(EXERCISE DESCRIPTION): Each entry below is to be given again word for word, with no pictures.

[INPUT start]

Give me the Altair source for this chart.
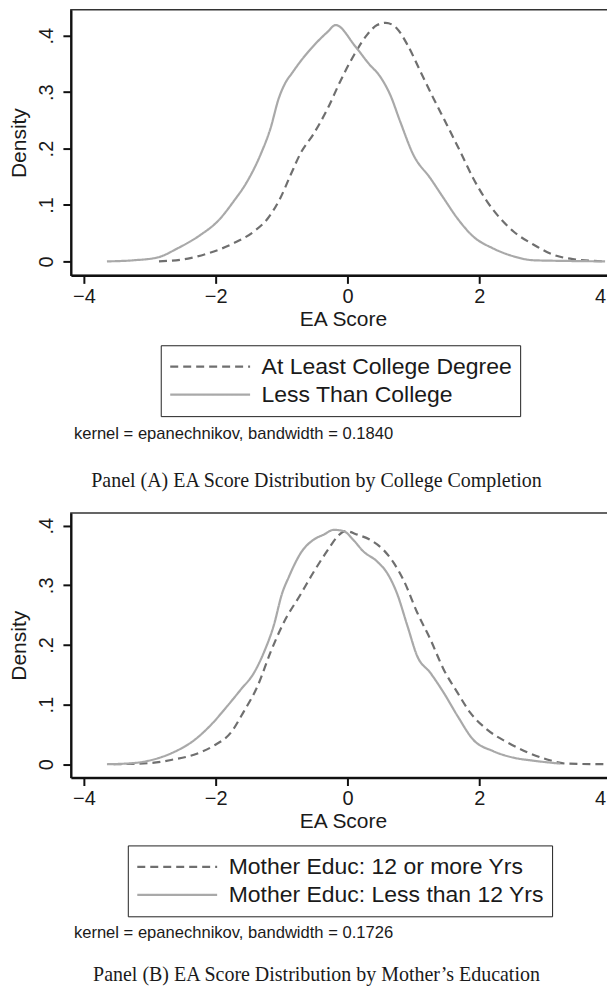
import altair as alt
import pandas as pd

# ---------------- Panel A data ----------------
a_labels = ["At Least College Degree", "Less Than College"]
a_dash_x = [-2.86, -2.42, -2.12, -1.73, -1.42, -1.21, -1.02, -0.86, -0.71, -0.52, -0.30, -0.11,
            0.10, 0.30, 0.45, 0.58, 0.75, 0.91, 1.11, 1.31, 1.51, 1.71, 1.91, 2.12, 2.32, 2.52,
            2.82, 3.12, 3.42, 3.91]
a_dash_y = [0.0, 0.005, 0.014, 0.032, 0.053, 0.076, 0.112, 0.154, 0.192, 0.225, 0.271, 0.319,
            0.366, 0.402, 0.419, 0.423, 0.413, 0.384, 0.336, 0.288, 0.242, 0.195, 0.147, 0.106,
            0.076, 0.053, 0.030, 0.012, 0.004, 0.0]
a_solid_x = [-3.65, -3.24, -2.88, -2.58, -2.23, -1.97, -1.73, -1.52, -1.32, -1.17, -1.04, -0.94,
             -0.84, -0.71, -0.46, -0.30, -0.18, 0.12, 0.32, 0.50, 0.65, 0.80, 1.00, 1.26, 1.46,
             1.67, 1.91, 2.21, 2.52, 2.82, 3.20, 3.91]
a_solid_y = [0.0, 0.002, 0.007, 0.023, 0.047, 0.071, 0.106, 0.142, 0.189, 0.235, 0.290, 0.317,
             0.334, 0.355, 0.389, 0.407, 0.419, 0.381, 0.351, 0.327, 0.295, 0.248, 0.189, 0.147,
             0.112, 0.076, 0.044, 0.023, 0.009, 0.002, 0.001, 0.0]

# ---------------- Panel B data ----------------
b_labels = ["Mother Educ: 12 or more Yrs", "Mother Educ: Less than 12 Yrs"]
b_dash_x = [-3.55, -2.98, -2.64, -2.33, -2.03, -1.77, -1.58, -1.36, -1.17, -0.97, -0.71, -0.52,
            -0.30, -0.15, -0.03, 0.15, 0.35, 0.55, 0.70, 0.85, 1.06, 1.26, 1.46, 1.67, 1.86,
            2.12, 2.42, 2.73, 3.03, 3.33, 3.91]
b_dash_y = [0.0, 0.002, 0.008, 0.016, 0.031, 0.053, 0.087, 0.132, 0.187, 0.237, 0.285, 0.321,
            0.359, 0.382, 0.391, 0.385, 0.376, 0.359, 0.338, 0.309, 0.254, 0.209, 0.159, 0.120,
            0.087, 0.058, 0.037, 0.020, 0.008, 0.001, 0.0]
b_solid_x = [-3.65, -3.24, -2.94, -2.64, -2.33, -2.08, -1.82, -1.62, -1.42, -1.27, -1.12, -0.99,
             -0.89, -0.79, -0.71, -0.52, -0.36, -0.21, -0.06, 0.09, 0.24, 0.45, 0.60, 0.75, 0.91,
             1.06, 1.26, 1.46, 1.67, 1.91, 2.21, 2.52, 2.82, 3.23]
b_solid_y = [0.0, 0.002, 0.008, 0.020, 0.040, 0.065, 0.098, 0.125, 0.153, 0.187, 0.232, 0.287,
             0.314, 0.338, 0.354, 0.376, 0.385, 0.393, 0.391, 0.376, 0.357, 0.340, 0.321, 0.287,
             0.232, 0.181, 0.153, 0.120, 0.081, 0.041, 0.022, 0.011, 0.006, 0.001]

x_ticks = [-4, -2, 0, 2, 4]
y_ticks = [0, 0.1, 0.2, 0.3, 0.4]
notes = ["kernel = epanechnikov, bandwidth = 0.1840", "kernel = epanechnikov, bandwidth = 0.1726"]
captions = ["Panel (A) EA Score Distribution by College Completion",
            "Panel (B) EA Score Distribution by Mother\u2019s Education"]

SANS = "Liberation Sans"
SERIF = "Liberation Serif"
DARK = "#6f6f6f"
LIGHT = "#a9a9a9"
XDOM = [-4.197, 4.06]
W = 545


def panel(labels, dx, dy, sx, sy, ydom, height, note, caption, legx, legy, cliph, note_y, cap_y):
    df = pd.concat([
        pd.DataFrame({"x": dx, "y": dy, "g": labels[0]}),
        pd.DataFrame({"x": sx, "y": sy, "g": labels[1]}),
    ])
    leg = alt.Legend(
        orient="none", legendX=legx, legendY=legy, direction="vertical", title=None,
        symbolType="stroke", symbolSize=6400, symbolStrokeWidth=2.2,
        labelFont=SANS, labelFontSize=23, labelColor="#1a1a1a", labelOffset=10,
        labelLimit=500, padding=8, strokeColor="#222222", fillColor="white",
        clipHeight=cliph, rowPadding=1,
    )
    lines = alt.Chart(df).mark_line(strokeWidth=2.2, interpolate="monotone").encode(
        x=alt.X("x:Q", scale=alt.Scale(domain=XDOM, nice=False, zero=False),
                axis=alt.Axis(values=x_ticks, title="EA Score", labelFlush=False,
                              labelOffset=alt.ExprRef("datum.value == 4 ? -11 : 0"),
                              tickSize=8, labelPadding=3, titlePadding=2,
                              labelFontSize=20, titleFontSize=21)),
        y=alt.Y("y:Q", scale=alt.Scale(domain=ydom, nice=False, zero=False),
                axis=alt.Axis(values=y_ticks, title="Density",
                              labelExpr="datum.value == 0 ? '0' : replace(format(datum.value, '.1f'), '0.', '.')",
                              labelAngle=270, labelAlign="center", labelBaseline="alphabetic",
                              labelPadding=10, tickSize=8, titlePadding=7,
                              labelFontSize=20, titleFontSize=21)),
        color=alt.Color("g:N", scale=alt.Scale(domain=labels, range=[DARK, LIGHT]), legend=leg),
        strokeDash=alt.StrokeDash("g:N", scale=alt.Scale(domain=labels, range=[[8, 5], [1, 0]]),
                                  legend=leg),
    )
    note_t = alt.Chart(pd.DataFrame({"t": [note]})).mark_text(
        align="left", baseline="middle", font=SANS, fontSize=16.6, color="#1a1a1a"
    ).encode(text="t:N", x=alt.value(3), y=alt.value(note_y))
    cap_t = alt.Chart(pd.DataFrame({"t": [caption]})).mark_text(
        align="center", baseline="middle", font=SERIF, fontSize=20, color="#1a1a1a"
    ).encode(text="t:N", x=alt.value(246), y=alt.value(cap_y))
    return alt.layer(lines, note_t, cap_t).properties(width=W, height=height)


pA = panel(a_labels, a_dash_x, a_dash_y, a_solid_x, a_solid_y, [-0.0248, 0.446], 266,
           notes[0], captions[0], 90, 336, 27, 425, 472)
pB = panel(b_labels, b_dash_x, b_dash_y, b_solid_x, b_solid_y, [-0.0223, 0.4213], 265,
           notes[1], captions[1], 57, 333, 27, 421, 463)

chart = alt.vconcat(pA, pB, spacing=20).resolve_scale(
    color="independent", strokeDash="independent"
).configure(
    padding={"left": 0, "top": 0, "right": -9, "bottom": -1},
    background="white",
).configure_view(
    stroke="#333333", strokeWidth=1.5
).configure_axis(
    grid=False, domainColor="#111111", domainWidth=2.2, tickColor="#111111", tickWidth=2,
    labelColor="#1a1a1a", titleColor="#1a1a1a", labelFont=SANS, titleFont=SANS,
    titleFontWeight="normal",
)

chart.save("out.html", embed_options={"renderer": "svg", "actions": False})
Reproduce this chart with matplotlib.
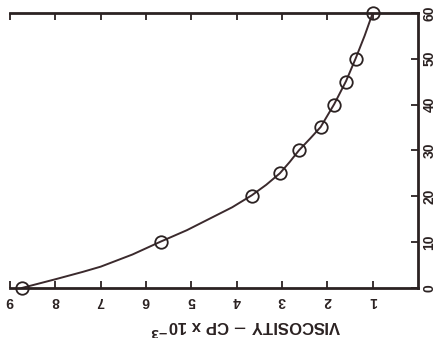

[INPUT end]

(EXERCISE ANSWER):
Give me the Altair source for this chart.
import altair as alt
import pandas as pd

# ---------------- Panel A data ----------------
a_labels = ["At Least College Degree", "Less Than College"]
a_dash_x = [-2.86, -2.42, -2.12, -1.73, -1.42, -1.21, -1.02, -0.86, -0.71, -0.52, -0.30, -0.11,
            0.10, 0.30, 0.45, 0.58, 0.75, 0.91, 1.11, 1.31, 1.51, 1.71, 1.91, 2.12, 2.32, 2.52,
            2.82, 3.12, 3.42, 3.91]
a_dash_y = [0.0, 0.005, 0.014, 0.032, 0.053, 0.076, 0.112, 0.154, 0.192, 0.225, 0.271, 0.319,
            0.366, 0.402, 0.419, 0.423, 0.413, 0.384, 0.336, 0.288, 0.242, 0.195, 0.147, 0.106,
            0.076, 0.053, 0.030, 0.012, 0.004, 0.0]
a_solid_x = [-3.65, -3.24, -2.88, -2.58, -2.23, -1.97, -1.73, -1.52, -1.32, -1.17, -1.04, -0.94,
             -0.84, -0.71, -0.46, -0.30, -0.18, 0.12, 0.32, 0.50, 0.65, 0.80, 1.00, 1.26, 1.46,
             1.67, 1.91, 2.21, 2.52, 2.82, 3.20, 3.91]
a_solid_y = [0.0, 0.002, 0.007, 0.023, 0.047, 0.071, 0.106, 0.142, 0.189, 0.235, 0.290, 0.317,
             0.334, 0.355, 0.389, 0.407, 0.419, 0.381, 0.351, 0.327, 0.295, 0.248, 0.189, 0.147,
             0.112, 0.076, 0.044, 0.023, 0.009, 0.002, 0.001, 0.0]

# ---------------- Panel B data ----------------
b_labels = ["Mother Educ: 12 or more Yrs", "Mother Educ: Less than 12 Yrs"]
b_dash_x = [-3.55, -2.98, -2.64, -2.33, -2.03, -1.77, -1.58, -1.36, -1.17, -0.97, -0.71, -0.52,
            -0.30, -0.15, -0.03, 0.15, 0.35, 0.55, 0.70, 0.85, 1.06, 1.26, 1.46, 1.67, 1.86,
            2.12, 2.42, 2.73, 3.03, 3.33, 3.91]
b_dash_y = [0.0, 0.002, 0.008, 0.016, 0.031, 0.053, 0.087, 0.132, 0.187, 0.237, 0.285, 0.321,
            0.359, 0.382, 0.391, 0.385, 0.376, 0.359, 0.338, 0.309, 0.254, 0.209, 0.159, 0.120,
            0.087, 0.058, 0.037, 0.020, 0.008, 0.001, 0.0]
b_solid_x = [-3.65, -3.24, -2.94, -2.64, -2.33, -2.08, -1.82, -1.62, -1.42, -1.27, -1.12, -0.99,
             -0.89, -0.79, -0.71, -0.52, -0.36, -0.21, -0.06, 0.09, 0.24, 0.45, 0.60, 0.75, 0.91,
             1.06, 1.26, 1.46, 1.67, 1.91, 2.21, 2.52, 2.82, 3.23]
b_solid_y = [0.0, 0.002, 0.008, 0.020, 0.040, 0.065, 0.098, 0.125, 0.153, 0.187, 0.232, 0.287,
             0.314, 0.338, 0.354, 0.376, 0.385, 0.393, 0.391, 0.376, 0.357, 0.340, 0.321, 0.287,
             0.232, 0.181, 0.153, 0.120, 0.081, 0.041, 0.022, 0.011, 0.006, 0.001]

x_ticks = [-4, -2, 0, 2, 4]
y_ticks = [0, 0.1, 0.2, 0.3, 0.4]
notes = ["kernel = epanechnikov, bandwidth = 0.1840", "kernel = epanechnikov, bandwidth = 0.1726"]
captions = ["Panel (A) EA Score Distribution by College Completion",
            "Panel (B) EA Score Distribution by Mother\u2019s Education"]

SANS = "Liberation Sans"
SERIF = "Liberation Serif"
DARK = "#6f6f6f"
LIGHT = "#a9a9a9"
XDOM = [-4.197, 4.06]
W = 545


def panel(labels, dx, dy, sx, sy, ydom, height, note, caption, legx, legy, cliph, note_y, cap_y):
    df = pd.concat([
        pd.DataFrame({"x": dx, "y": dy, "g": labels[0]}),
        pd.DataFrame({"x": sx, "y": sy, "g": labels[1]}),
    ])
    leg = alt.Legend(
        orient="none", legendX=legx, legendY=legy, direction="vertical", title=None,
        symbolType="stroke", symbolSize=6400, symbolStrokeWidth=2.2,
        labelFont=SANS, labelFontSize=23, labelColor="#1a1a1a", labelOffset=10,
        labelLimit=500, padding=8, strokeColor="#222222", fillColor="white",
        clipHeight=cliph, rowPadding=1,
    )
    lines = alt.Chart(df).mark_line(strokeWidth=2.2, interpolate="monotone").encode(
        x=alt.X("x:Q", scale=alt.Scale(domain=XDOM, nice=False, zero=False),
                axis=alt.Axis(values=x_ticks, title="EA Score", labelFlush=False,
                              labelOffset=alt.ExprRef("datum.value == 4 ? -11 : 0"),
                              tickSize=8, labelPadding=3, titlePadding=2,
                              labelFontSize=20, titleFontSize=21)),
        y=alt.Y("y:Q", scale=alt.Scale(domain=ydom, nice=False, zero=False),
                axis=alt.Axis(values=y_ticks, title="Density",
                              labelExpr="datum.value == 0 ? '0' : replace(format(datum.value, '.1f'), '0.', '.')",
                              labelAngle=270, labelAlign="center", labelBaseline="alphabetic",
                              labelPadding=10, tickSize=8, titlePadding=7,
                              labelFontSize=20, titleFontSize=21)),
        color=alt.Color("g:N", scale=alt.Scale(domain=labels, range=[DARK, LIGHT]), legend=leg),
        strokeDash=alt.StrokeDash("g:N", scale=alt.Scale(domain=labels, range=[[8, 5], [1, 0]]),
                                  legend=leg),
    )
    note_t = alt.Chart(pd.DataFrame({"t": [note]})).mark_text(
        align="left", baseline="middle", font=SANS, fontSize=16.6, color="#1a1a1a"
    ).encode(text="t:N", x=alt.value(3), y=alt.value(note_y))
    cap_t = alt.Chart(pd.DataFrame({"t": [caption]})).mark_text(
        align="center", baseline="middle", font=SERIF, fontSize=20, color="#1a1a1a"
    ).encode(text="t:N", x=alt.value(246), y=alt.value(cap_y))
    return alt.layer(lines, note_t, cap_t).properties(width=W, height=height)


pA = panel(a_labels, a_dash_x, a_dash_y, a_solid_x, a_solid_y, [-0.0248, 0.446], 266,
           notes[0], captions[0], 90, 336, 27, 425, 472)
pB = panel(b_labels, b_dash_x, b_dash_y, b_solid_x, b_solid_y, [-0.0223, 0.4213], 265,
           notes[1], captions[1], 57, 333, 27, 421, 463)

chart = alt.vconcat(pA, pB, spacing=20).resolve_scale(
    color="independent", strokeDash="independent"
).configure(
    padding={"left": 0, "top": 0, "right": -9, "bottom": -1},
    background="white",
).configure_view(
    stroke="#333333", strokeWidth=1.5
).configure_axis(
    grid=False, domainColor="#111111", domainWidth=2.2, tickColor="#111111", tickWidth=2,
    labelColor="#1a1a1a", titleColor="#1a1a1a", labelFont=SANS, titleFont=SANS,
    titleFontWeight="normal",
)

chart.save("out.html", embed_options={"renderer": "svg", "actions": False})
Reproduce this chart with matplotlib.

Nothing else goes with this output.